(Entries with chart source code)
(begin)

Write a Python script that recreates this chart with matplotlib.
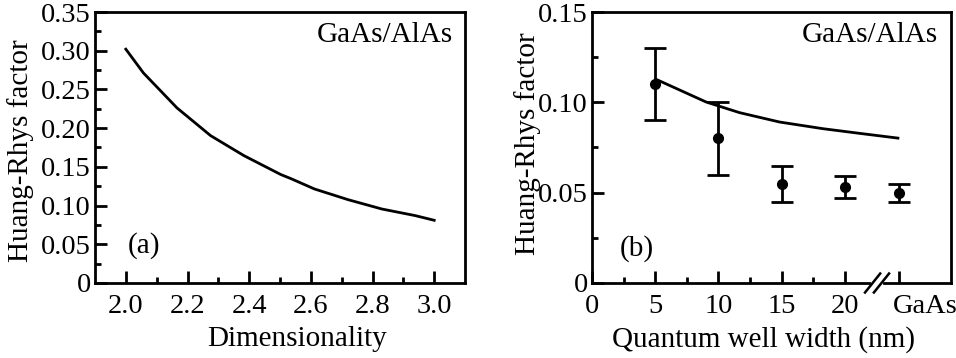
import matplotlib
matplotlib.use("Agg")
import matplotlib.pyplot as plt
import matplotlib.transforms as mtransforms
from matplotlib.ticker import FixedLocator, MultipleLocator
from matplotlib.lines import Line2D

plt.rcParams['font.family'] = ['Liberation Serif', 'DejaVu Serif']
plt.rcParams['mathtext.fontset'] = 'stix'

# Panel (a): Huang-Rhys factor vs dimensionality
dim_x = [2.0, 2.057, 2.166, 2.275, 2.383, 2.503, 2.536, 2.612, 2.721, 2.830, 2.939, 3.0]
dim_s = [0.302, 0.2713, 0.2261, 0.1903, 0.1645, 0.140, 0.1347, 0.1214, 0.1076, 0.0956, 0.087, 0.081]

# Panel (b): Huang-Rhys factor vs quantum well width
GAAS_X = 24.3
well_x = [5.05, 9.02, 11.67, 14.84, 18.28, 21.2, 24.2]
well_s = [0.1128, 0.1002, 0.0943, 0.0891, 0.0854, 0.0828, 0.0802]
exp_x = [5, 10, 15, 20, GAAS_X]
exp_s = [0.110, 0.080, 0.055, 0.053, 0.050]
exp_lo = [0.090, 0.060, 0.045, 0.047, 0.045]
exp_hi = [0.130, 0.100, 0.065, 0.059, 0.055]
b_tick_pos = [0, 5, 10, 15, 20, GAAS_X]
b_tick_lab = ['0', '5', '10', '15', '20', 'GaAs']

W, H = 956, 358
fig = plt.figure(figsize=(W / 100, H / 100), dpi=100)

ax1 = fig.add_axes([95 / W, 1 - 283 / H, 370 / W, 271 / H])
ax2 = fig.add_axes([592 / W, 1 - 283 / H, 359 / W, 271 / H])

TFS = 20.5
LFS = 21
for ax in (ax1, ax2):
    for sp in ax.spines.values():
        sp.set_linewidth(2.0)
    ax.tick_params(which='both', direction='in', top=False, right=False,
                   width=2.0, labelsize=TFS)
    ax.tick_params(axis='x', which='both', pad=8)
    ax.tick_params(axis='y', which='both', pad=3)
    ax.tick_params(which='major', length=8.5)
    ax.tick_params(which='minor', length=4.5)

# ---- (a)
ax1.plot(dim_x, dim_s, color='black', lw=2.0)
ax1.set_xlim(1.9, 3.1)
ax1.set_ylim(0, 0.35)
ax1.xaxis.set_major_locator(FixedLocator([2.0, 2.2, 2.4, 2.6, 2.8, 3.0]))
ax1.xaxis.set_minor_locator(FixedLocator([2.1, 2.3, 2.5, 2.7, 2.9]))
ax1.set_xticklabels(['2.0', '2.2', '2.4', '2.6', '2.8', '3.0'])
ax1.set_yticks([0, 0.05, 0.10, 0.15, 0.20, 0.25, 0.30, 0.35])
ax1.set_yticklabels(['0', '0.05', '0.10', '0.15', '0.20', '0.25', '0.30', '0.35'])
ax1.yaxis.set_minor_locator(MultipleLocator(0.025))
ax1.set_xlabel('Dimensionality', fontsize=LFS)
ax1.set_ylabel('Huang-Rhys factor', fontsize=LFS)
ax1.yaxis.set_label_coords(-0.165, 0.49)
ax1.xaxis.set_label_coords(0.546, -0.16)
ax1.text(0.968, 0.915, 'GaAs/AlAs', transform=ax1.transAxes, ha='right',
         va='center', fontsize=LFS)
ax1.text(0.089, 0.14, '(a)', transform=ax1.transAxes, ha='left',
         va='center', fontsize=LFS)

# ---- (b)
ax2.plot(well_x, well_s, color='black', lw=2.0)
yerr = [[s - lo for s, lo in zip(exp_s, exp_lo)],
        [hi - s for s, hi in zip(exp_s, exp_hi)]]
ax2.errorbar(exp_x, exp_s, yerr=yerr, fmt='o', color='black', ms=7,
             capsize=8, capthick=2.0, elinewidth=2.0)
ax2.set_xlim(0, 28.4)
ax2.set_ylim(0, 0.15)
ax2.xaxis.set_major_locator(FixedLocator(b_tick_pos))
ax2.xaxis.set_minor_locator(FixedLocator([2.5, 7.5, 12.5, 17.5]))
ax2.set_xticklabels(b_tick_lab)
# shift the "GaAs" label to the right of its tick, as in the reference
gl = ax2.get_xticklabels()[-1]
gl.set_ha('left')
gl.set_transform(gl.get_transform() +
                 mtransforms.ScaledTranslation(-6 / 100, 0, fig.dpi_scale_trans))
ax2.set_yticks([0, 0.05, 0.10, 0.15])
ax2.set_yticklabels(['0', '0.05', '0.10', '0.15'])
ax2.yaxis.set_minor_locator(MultipleLocator(0.025))
ax2.set_xlabel('Quantum well width (nm)', fontsize=LFS)
ax2.set_ylabel('Huang-Rhys factor', fontsize=LFS)
ax2.yaxis.set_label_coords(-0.142, 0.513)
ax2.xaxis.set_label_coords(0.479, -0.16)
ax2.text(0.964, 0.915, 'GaAs/AlAs', transform=ax2.transAxes, ha='right',
         va='center', fontsize=LFS)
ax2.text(0.078, 0.129, '(b)', transform=ax2.transAxes, ha='left',
         va='center', fontsize=LFS)

# axis break marks
bx0, bx1 = 21.9, 23.2
tr = ax2.get_xaxis_transform()
ax2.add_line(Line2D([bx0 + 0.3, bx1 - 0.3], [0, 0], transform=tr, color='white',
                    lw=3, clip_on=False, zorder=5))
for bx in (bx0, bx1 - 0.6):
    ax2.add_line(Line2D([bx - 0.3, bx + 0.9], [-0.035, 0.035], transform=tr,
                        color='black', lw=1.8, clip_on=False, zorder=6))

fig.savefig('out.png', dpi=100)
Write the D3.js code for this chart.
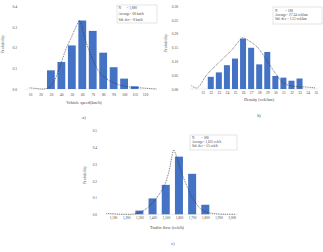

(end)

Will you set down the records word for word while leaving out every picture?

Write a Python script that recreates this chart with matplotlib.
import matplotlib
matplotlib.use("Agg")
import matplotlib.pyplot as plt
import matplotlib.transforms as mtransforms
from matplotlib.ticker import FixedLocator, MultipleLocator
from matplotlib.lines import Line2D

plt.rcParams['font.family'] = ['Liberation Serif', 'DejaVu Serif']
plt.rcParams['mathtext.fontset'] = 'stix'

# Panel (a): Huang-Rhys factor vs dimensionality
dim_x = [2.0, 2.057, 2.166, 2.275, 2.383, 2.503, 2.536, 2.612, 2.721, 2.830, 2.939, 3.0]
dim_s = [0.302, 0.2713, 0.2261, 0.1903, 0.1645, 0.140, 0.1347, 0.1214, 0.1076, 0.0956, 0.087, 0.081]

# Panel (b): Huang-Rhys factor vs quantum well width
GAAS_X = 24.3
well_x = [5.05, 9.02, 11.67, 14.84, 18.28, 21.2, 24.2]
well_s = [0.1128, 0.1002, 0.0943, 0.0891, 0.0854, 0.0828, 0.0802]
exp_x = [5, 10, 15, 20, GAAS_X]
exp_s = [0.110, 0.080, 0.055, 0.053, 0.050]
exp_lo = [0.090, 0.060, 0.045, 0.047, 0.045]
exp_hi = [0.130, 0.100, 0.065, 0.059, 0.055]
b_tick_pos = [0, 5, 10, 15, 20, GAAS_X]
b_tick_lab = ['0', '5', '10', '15', '20', 'GaAs']

W, H = 956, 358
fig = plt.figure(figsize=(W / 100, H / 100), dpi=100)

ax1 = fig.add_axes([95 / W, 1 - 283 / H, 370 / W, 271 / H])
ax2 = fig.add_axes([592 / W, 1 - 283 / H, 359 / W, 271 / H])

TFS = 20.5
LFS = 21
for ax in (ax1, ax2):
    for sp in ax.spines.values():
        sp.set_linewidth(2.0)
    ax.tick_params(which='both', direction='in', top=False, right=False,
                   width=2.0, labelsize=TFS)
    ax.tick_params(axis='x', which='both', pad=8)
    ax.tick_params(axis='y', which='both', pad=3)
    ax.tick_params(which='major', length=8.5)
    ax.tick_params(which='minor', length=4.5)

# ---- (a)
ax1.plot(dim_x, dim_s, color='black', lw=2.0)
ax1.set_xlim(1.9, 3.1)
ax1.set_ylim(0, 0.35)
ax1.xaxis.set_major_locator(FixedLocator([2.0, 2.2, 2.4, 2.6, 2.8, 3.0]))
ax1.xaxis.set_minor_locator(FixedLocator([2.1, 2.3, 2.5, 2.7, 2.9]))
ax1.set_xticklabels(['2.0', '2.2', '2.4', '2.6', '2.8', '3.0'])
ax1.set_yticks([0, 0.05, 0.10, 0.15, 0.20, 0.25, 0.30, 0.35])
ax1.set_yticklabels(['0', '0.05', '0.10', '0.15', '0.20', '0.25', '0.30', '0.35'])
ax1.yaxis.set_minor_locator(MultipleLocator(0.025))
ax1.set_xlabel('Dimensionality', fontsize=LFS)
ax1.set_ylabel('Huang-Rhys factor', fontsize=LFS)
ax1.yaxis.set_label_coords(-0.165, 0.49)
ax1.xaxis.set_label_coords(0.546, -0.16)
ax1.text(0.968, 0.915, 'GaAs/AlAs', transform=ax1.transAxes, ha='right',
         va='center', fontsize=LFS)
ax1.text(0.089, 0.14, '(a)', transform=ax1.transAxes, ha='left',
         va='center', fontsize=LFS)

# ---- (b)
ax2.plot(well_x, well_s, color='black', lw=2.0)
yerr = [[s - lo for s, lo in zip(exp_s, exp_lo)],
        [hi - s for s, hi in zip(exp_s, exp_hi)]]
ax2.errorbar(exp_x, exp_s, yerr=yerr, fmt='o', color='black', ms=7,
             capsize=8, capthick=2.0, elinewidth=2.0)
ax2.set_xlim(0, 28.4)
ax2.set_ylim(0, 0.15)
ax2.xaxis.set_major_locator(FixedLocator(b_tick_pos))
ax2.xaxis.set_minor_locator(FixedLocator([2.5, 7.5, 12.5, 17.5]))
ax2.set_xticklabels(b_tick_lab)
# shift the "GaAs" label to the right of its tick, as in the reference
gl = ax2.get_xticklabels()[-1]
gl.set_ha('left')
gl.set_transform(gl.get_transform() +
                 mtransforms.ScaledTranslation(-6 / 100, 0, fig.dpi_scale_trans))
ax2.set_yticks([0, 0.05, 0.10, 0.15])
ax2.set_yticklabels(['0', '0.05', '0.10', '0.15'])
ax2.yaxis.set_minor_locator(MultipleLocator(0.025))
ax2.set_xlabel('Quantum well width (nm)', fontsize=LFS)
ax2.set_ylabel('Huang-Rhys factor', fontsize=LFS)
ax2.yaxis.set_label_coords(-0.142, 0.513)
ax2.xaxis.set_label_coords(0.479, -0.16)
ax2.text(0.964, 0.915, 'GaAs/AlAs', transform=ax2.transAxes, ha='right',
         va='center', fontsize=LFS)
ax2.text(0.078, 0.129, '(b)', transform=ax2.transAxes, ha='left',
         va='center', fontsize=LFS)

# axis break marks
bx0, bx1 = 21.9, 23.2
tr = ax2.get_xaxis_transform()
ax2.add_line(Line2D([bx0 + 0.3, bx1 - 0.3], [0, 0], transform=tr, color='white',
                    lw=3, clip_on=False, zorder=5))
for bx in (bx0, bx1 - 0.6):
    ax2.add_line(Line2D([bx - 0.3, bx + 0.9], [-0.035, 0.035], transform=tr,
                        color='black', lw=1.8, clip_on=False, zorder=6))

fig.savefig('out.png', dpi=100)
Write the D3.js code for this chart.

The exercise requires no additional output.